U.S. intelligence on Kim Jong Un’s reclusive regime in North Korea depends in part on watching the country’s annual military parades, an exercise that spawns debate about whether the equipment displayed is functional or mock-ups. Four missiles on KN-08 launchers in an October parade were “noticeably different” from those shown off before, according to the report, which assumes the weapons displayed “are generally representative of missiles that will be fielded.”
“ICBMs are extremely complex systems that require multiple flight tests to identify and correct design or manufacturing defects,” the Pentagon report said. Without flight tests, its current reliability “as a weapon system would be low.”

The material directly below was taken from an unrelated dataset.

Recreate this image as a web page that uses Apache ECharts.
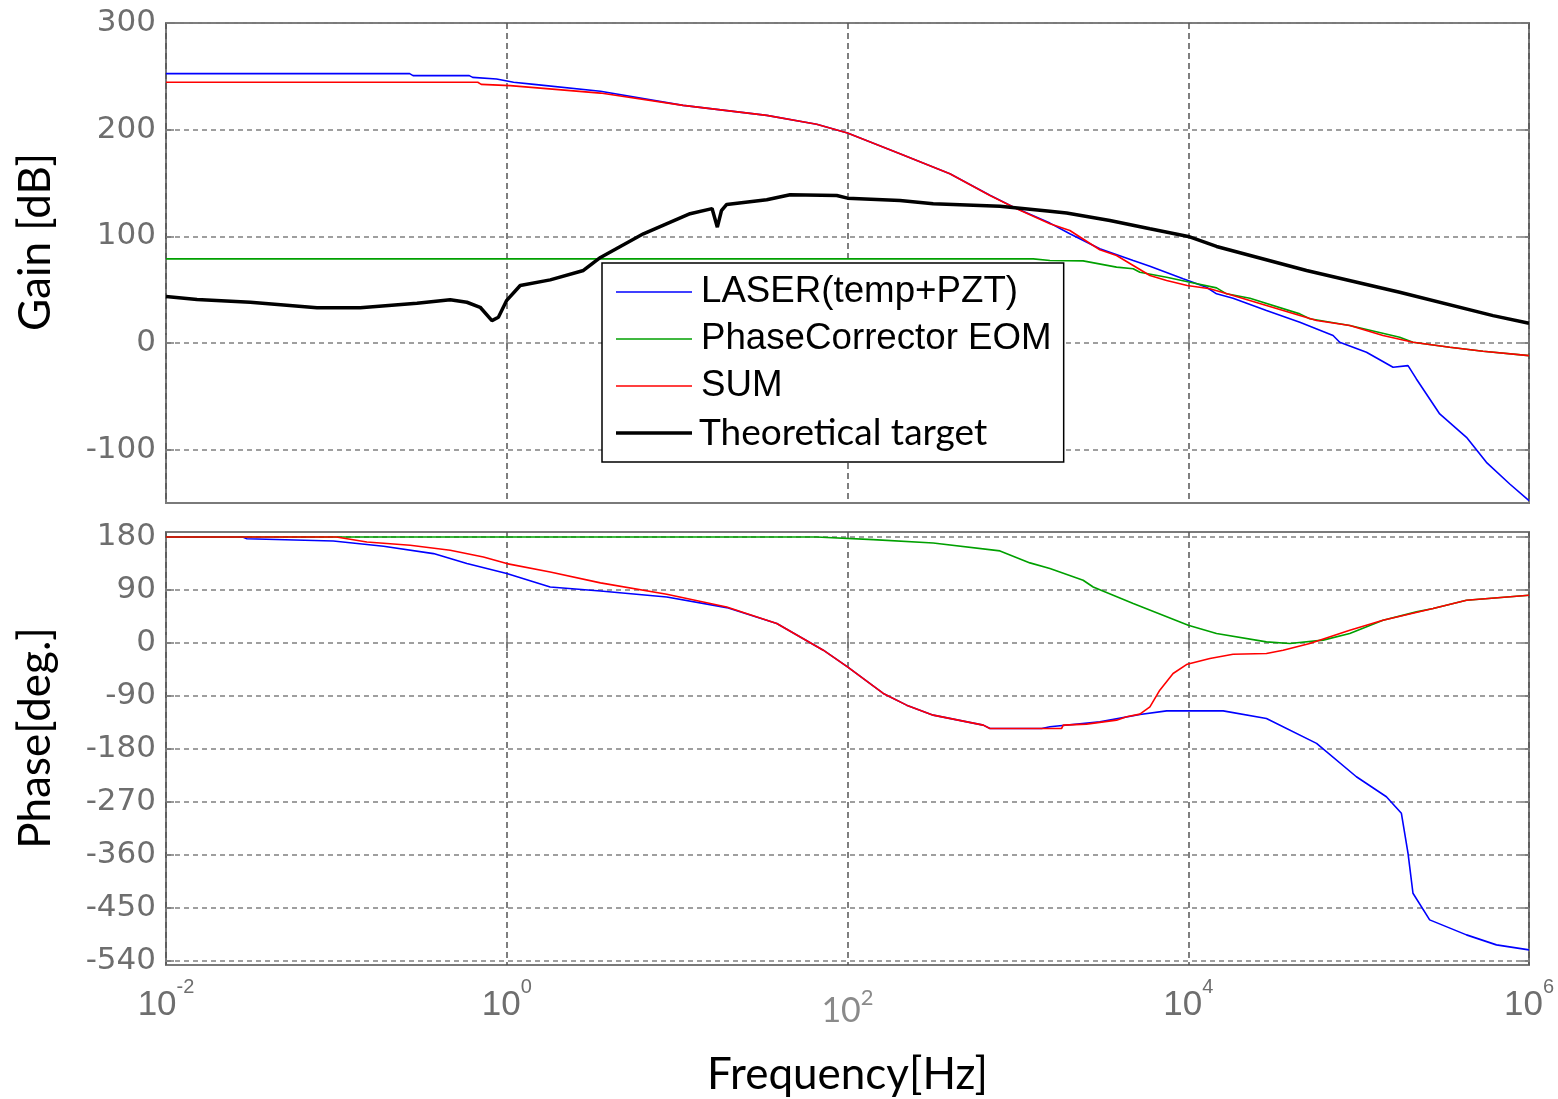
<!DOCTYPE html>
<html><head><meta charset="utf-8">
<script src="https://cdn.jsdelivr.net/npm/echarts@6/dist/echarts.min.js"></script>
<style>html,body{margin:0;padding:0;background:#fff}#chart{width:1558px;height:1099px}</style>
</head><body><div id="chart"></div>
<script>
// Each point: [log10(frequency in Hz), value]
const seriesNames = ['LASER(temp+PZT)', 'PhaseCorrector EOM', 'SUM', 'Theoretical target'];
const xTickExponents = [-2, 0, 2, 4, 6];
const gainTicks = [-100, 0, 100, 200, 300];
const phaseTicks = [-540, -450, -360, -270, -180, -90, 0, 90, 180];

const laserGain = [[-2,252.5],[-0.57,252.5],[-0.55,250.7],[-0.22,250.7],[-0.2,249],[-0.06,247.5],[0.04,244.5],[0.16,242.5],[0.55,236],[1.035,222.8],[1.526,213.4],[1.819,205],[2.0,196.8],[2.308,177.5],[2.601,158.7],[2.836,138.5],[2.993,126],[3.188,112.4],[3.305,102.4],[3.481,88.3],[3.677,77.4],[3.775,72],[3.97,60.2],[4.107,52.3],[4.166,46.1],[4.263,42],[4.459,30.4],[4.655,19.5],[4.85,7],[4.889,0.7],[5.046,-8.7],[5.202,-22.8],[5.29,-21.2],[5.339,-33.7],[5.476,-66.5],[5.633,-88.4],[5.75,-111.9],[5.887,-132.2],[6,-147.8]];
const eomGain = [[-2,78.9],[3.09,78.9],[3.188,77.4],[3.383,77],[3.579,71.1],[3.677,69.6],[3.716,66.4],[3.873,61.7],[4.01,57],[4.166,51.7],[4.225,46.1],[4.362,42],[4.655,27.3],[4.713,22.7],[4.948,16.4],[5.241,5.4],[5.319,0.7],[5.535,-4],[5.73,-7.7],[6,-11.8]];
const sumGain = [[-2,244.4],[-0.17,244.4],[-0.15,242.5],[0.02,241.3],[0.55,234.3],[1.035,222.8],[1.526,213.4],[1.819,205],[2.0,196.8],[2.308,177.5],[2.601,158.7],[2.836,138.3],[2.993,125.8],[3.188,111.8],[3.305,105.5],[3.481,87.4],[3.579,82],[3.677,72.7],[3.775,63.3],[3.873,58.6],[3.994,53.9],[4.127,50.8],[4.263,44.5],[4.459,35.2],[4.655,25.7],[4.753,21.1],[4.948,16.4],[5.143,7],[5.319,0.7],[5.535,-4],[5.73,-7.7],[6,-11.8]];
const targetGain = [[-2,43.6],[-1.818,40.8],[-1.505,38.2],[-1.114,33],[-0.86,33],[-0.527,37.3],[-0.332,40.5],[-0.234,38.2],[-0.156,33.5],[-0.087,21],[-0.049,24.2],[0.0,40],[0.079,53.9],[0.255,59.2],[0.45,68],[0.55,80.2],[0.802,102.4],[1.076,121.2],[1.205,126],[1.236,108.6],[1.26,124],[1.291,129.9],[1.526,134.3],[1.663,139],[1.937,138.3],[2.0,135.8],[2.308,133.7],[2.503,130.6],[2.895,128.3],[3.188,123.6],[3.286,121.8],[3.54,114.9],[3.775,107.1],[4.0,99.9],[4.166,90.5],[4.694,68],[5.241,47.6],[5.789,25.7],[6,18.5]];

const laserPhase = [[-2,180],[-1.55,180],[-1.525,177],[-1.018,173.2],[-0.723,164.2],[-0.43,151.8],[-0.234,134.8],[0,117.8],[0.255,95],[0.55,88.3],[0.939,78.1],[1.291,60],[1.585,33],[1.858,-12.4],[2.0,-40.7],[2.21,-85.9],[2.347,-105.8],[2.503,-122.8],[2.797,-139.8],[2.836,-145.4],[3.14,-145.4],[3.188,-142.6],[3.481,-134.2],[3.716,-121.6],[3.873,-115.5],[4.205,-115.5],[4.459,-128.4],[4.753,-170.8],[4.987,-227.5],[5.163,-261.5],[5.251,-289.7],[5.29,-357.6],[5.319,-425.5],[5.417,-470.8],[5.633,-496.3],[5.809,-513.3],[6,-521.8]];
const eomPhase = [[-2,180],[1.819,180],[1.83,177.3],[2.151,175.6],[2.503,169.9],[2.895,156.4],[3.071,136],[3.188,126.3],[3.383,106.5],[3.442,95],[3.677,66.9],[4.0,30],[4.166,16],[4.459,1.8],[4.596,-1],[4.792,4.7],[4.948,16],[5.143,38.5],[5.339,52.7],[5.437,58.4],[5.633,72.5],[6,81]];
const sumPhase = [[-2,180],[-1.0,180],[-0.821,171.5],[-0.567,165.9],[-0.332,157.4],[-0.137,146],[0,134.8],[0.255,120.6],[0.55,102],[0.939,82.7],[1.291,61.1],[1.585,33],[1.858,-12.4],[2.0,-40.7],[2.21,-85.9],[2.347,-105.8],[2.503,-122.8],[2.797,-139.8],[2.836,-145.4],[3.257,-145.4],[3.266,-139.8],[3.403,-138.1],[3.579,-131.3],[3.638,-125.6],[3.716,-121.1],[3.775,-108.7],[3.833,-80.3],[3.911,-52],[3.994,-36.2],[4.127,-26.5],[4.263,-19.2],[4.459,-18],[4.557,-12.4],[4.713,-1],[4.948,21.6],[5.143,38.5],[5.437,58.4],[5.633,72.5],[6,81]];

const colors = ['#0000ff', '#00a000', '#ff0000', '#000000'];
const widths = [1.6, 1.6, 1.6, 3.5];

function toHz(pts) { return pts.map(p => [Math.pow(10, p[0]), p[1]]); }

const gray = '#6e6e6e';
const frame = '#7a7a7a';
const xTicksHz = xTickExponents.map(e => Math.pow(10, e));

function xAxisDef(gridIndex, position, showLabels, withName) {
  return {
    type: 'log', logBase: 10, gridIndex: gridIndex, position: position,
    min: 0.01, max: 1e6,
    axisLine: { show: false },
    axisTick: { show: true, inside: true, length: 8, customValues: xTicksHz, lineStyle: { color: frame, width: 1.5 } },
    minorTick: { show: false },
    splitLine: { show: position === 'bottom', lineStyle: { color: '#555', width: 1.5, type: [6, 4] } },
    axisLabel: {
      show: showLabels, customValues: xTicksHz, margin: 12, showMinLabel: true, showMaxLabel: true, hideOverlap: false,
      formatter: function (v) {
        const e = Math.round(Math.log10(v));
        if (e === 2) return '{c|10}{d|' + e + '}';
        return '{b|10}{s|' + e + '}';
      },
      rich: {
        b: { fontFamily: 'Liberation Sans', fontSize: 35, color: gray, lineHeight: 46, verticalAlign: 'bottom' },
        s: { fontFamily: 'Liberation Sans', fontSize: 20, color: gray, lineHeight: 20, verticalAlign: 'top' },
        c: { fontFamily: 'Lato', fontSize: 34, color: '#8a8a8a', lineHeight: 51, verticalAlign: 'bottom' },
        d: { fontFamily: 'Lato', fontSize: 22, color: '#8a8a8a', lineHeight: 26, verticalAlign: 'top', padding: [10, 0, 0, 0] }
      }
    },
    name: withName ? 'Frequency[Hz]' : '',
    nameLocation: 'middle', nameGap: 88,
    nameTextStyle: { fontFamily: 'Lato', fontSize: 44, color: '#000' }
  };
}

function yAxisDef(gridIndex, position, min, max, ticks, showLabels, name, namePad) {
  return {
    type: 'value', gridIndex: gridIndex, position: position, min: min, max: max,
    axisLine: { show: false },
    axisTick: { show: true, inside: true, length: 8, customValues: ticks, lineStyle: { color: frame, width: 1.5 } },
    splitLine: { show: position === 'left', lineStyle: { color: '#808080', width: 1.5, type: [5, 4] } },
    axisLabel: {
      show: showLabels, customValues: ticks, margin: 10,
      fontFamily: 'DejaVu Sans', fontSize: 31, color: gray
    },
    name: name, nameLocation: 'middle', nameRotate: 90, nameGap: 108,
    nameTextStyle: { fontFamily: 'Lato', fontSize: 44, color: '#000', padding: [0, 0, 0, namePad] }
  };
}

function lineSeries(i, data, xi, yi) {
  return {
    name: seriesNames[i], type: 'line', xAxisIndex: xi, yAxisIndex: yi,
    data: toHz(data), symbol: 'none', showSymbol: false, smooth: false,
    lineStyle: { color: colors[i], width: widths[i] }, itemStyle: { color: colors[i] },
    z: 2 + i, silent: true
  };
}

const thinIcon = 'path://M0,0h76v1.6h-76z';
const thickIcon = 'path://M0,0h76v3.5h-76z';

const chart = echarts.init(document.getElementById('chart'), null, { renderer: 'canvas' });
chart.setOption({
  animation: false,
  backgroundColor: '#fff',
  grid: [
    { left: 166, top: 23, right: 29, height: 480, show: true, borderColor: frame, borderWidth: 2, backgroundColor: '#fff' },
    { left: 166, top: 532, right: 29, height: 433, show: true, borderColor: frame, borderWidth: 2, backgroundColor: '#fff' }
  ],
  xAxis: [
    xAxisDef(0, 'bottom', false, false),
    xAxisDef(1, 'bottom', true, true),
    xAxisDef(0, 'top', false, false),
    xAxisDef(1, 'top', false, false)
  ],
  yAxis: [
    yAxisDef(0, 'left', -150, 300, gainTicks, true, 'Gain [dB]', 42),
    yAxisDef(1, 'left', -547.5, 188.5, phaseTicks, true, 'Phase[deg.]', 21),
    yAxisDef(0, 'right', -150, 300, gainTicks, false, '', 0),
    yAxisDef(1, 'right', -547.5, 188.5, phaseTicks, false, '', 0)
  ],
  legend: {
    orient: 'vertical', left: 602, top: 263,
    padding: [9, 12, 9, 14], itemGap: 7, itemWidth: 76, itemHeight: 14,
    backgroundColor: '#fff', borderColor: '#000', borderWidth: 1.5, borderRadius: 0,
    selectedMode: false, symbolKeepAspect: true,
    textStyle: { fontFamily: 'Liberation Sans', fontSize: 36.7, color: '#000', lineHeight: 40, padding: [0, 0, 0, 4] },
    data: [
      { name: seriesNames[0], icon: thinIcon },
      { name: seriesNames[1], icon: thinIcon },
      { name: seriesNames[2], icon: thinIcon },
      { name: seriesNames[3], icon: thickIcon, textStyle: { fontFamily: 'Lato', fontSize: 37, color: '#000', lineHeight: 40, padding: [0, 0, 0, 2] } }
    ]
  },
  series: [
    lineSeries(0, laserGain, 0, 0),
    lineSeries(1, eomGain, 0, 0),
    lineSeries(2, sumGain, 0, 0),
    lineSeries(3, targetGain, 0, 0),
    lineSeries(0, laserPhase, 1, 1),
    lineSeries(1, eomPhase, 1, 1),
    lineSeries(2, sumPhase, 1, 1)
  ]
});
</script></body></html>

Pentagon officials outlining a proposed $583 billion defense budget on Tuesday emphasized that North Korea now looms as the prime nuclear threat to the U.S., with the KN-08 viewed as its potentially most dangerous weapon.
Vice Adm. James Syring, director of the Missile Defense Agency, revealed that concern about the KN-08, not missiles launched from silos, was behind the decision in 2013 by then- Defense Secretary Chuck Hagel to expand a force of 30 missile interceptors based in Alaska and California to 44 by next year.
The expansion is to counter “that very threat,” Syring said at the Pentagon. The U.S. plans to conduct its next missile intercept test in November against a target replicating the expected range and speed of the KN-08, he said.
Raytheon builds the hit-to-kill warhead at the center of the U.S.’s $34 billion ground-based missile defense network, which is managed by Boeing. The system successfully intercepted a dummy warhead in June 2014 after two high-profile failures in 2010.
Michael Gilmore, the Pentagon’s chief weapons tester, said in his latest annual assessment of major weapons that despite past setbacks, the missile defense system has demonstrated a “limited capability to defend the U.S. homeland from small numbers of intermediate-range or intercontinental ballistic missile threats launched from North Korea or Iran.”